Old 04-03-2010, 09:10 AM
 
Location: Pueblo - Colorado's Second City
12,173 posts, read 20,933,287 times
Reputation: 4258
^

Thanks! I agree no one knows what will happen but I do watch many news programs and political programs and I read publications like the Kipplinger Report so for me its fun to try and figure out what is going to happen.

I agree Sterlingirl we should wait to see what kind of companies move to Pueblo, that being said the good news here is the main developer of Pueblo Springs from Las Vegas is a nationally known one. They have bought the land and developed the master plan including a map with the zones and infrastructure layout and developmental standards and began the annexation process, the first phase has been annexed. Now while nothing is set in stone till the earth movers are out and workers working on the project the developers are in this with money and time and they have said they are waiting on the national economy to rebound before they begin the work. That tells me they plan on developing the land, makes sense as it is in a prime location on I-25 between Pueblo and Colorado Springs, and have most everything in place and as soon as we see the economy improve, one month of jobs gain is not enough, they will start. Since that will mean thousands of construction jobs for the region, not to mention when they attract companies to move here and the primary jobs they will hire, I remain excited about the project because of the impact it will have on the economy of Pueblo and Colorado Springs.

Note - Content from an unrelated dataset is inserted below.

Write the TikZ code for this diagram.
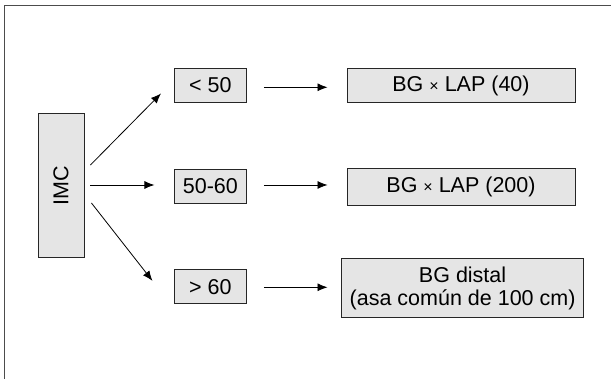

Last edited by Josseppie; 04-03-2010 at 10:32 AM..
 
Old 04-03-2010, 04:48 PM
 
8,317 posts, read 25,750,761 times
Reputation: 9129
Given the complete stupidity of development in Las Vegas during the last few years, and the savage aftermath of that overdevelopment in that city, I would think the last place anyone would think that a "reputable" developer would come from would be there. Actually, "reputable developer" has become an oxymoron. And, no, an "oxymoron" is not a hyper-ventilating moron, though that is a pretty good term for the Pollyannas who think we are anywhere near emerging from this economic mess--either nationally or in Colorado.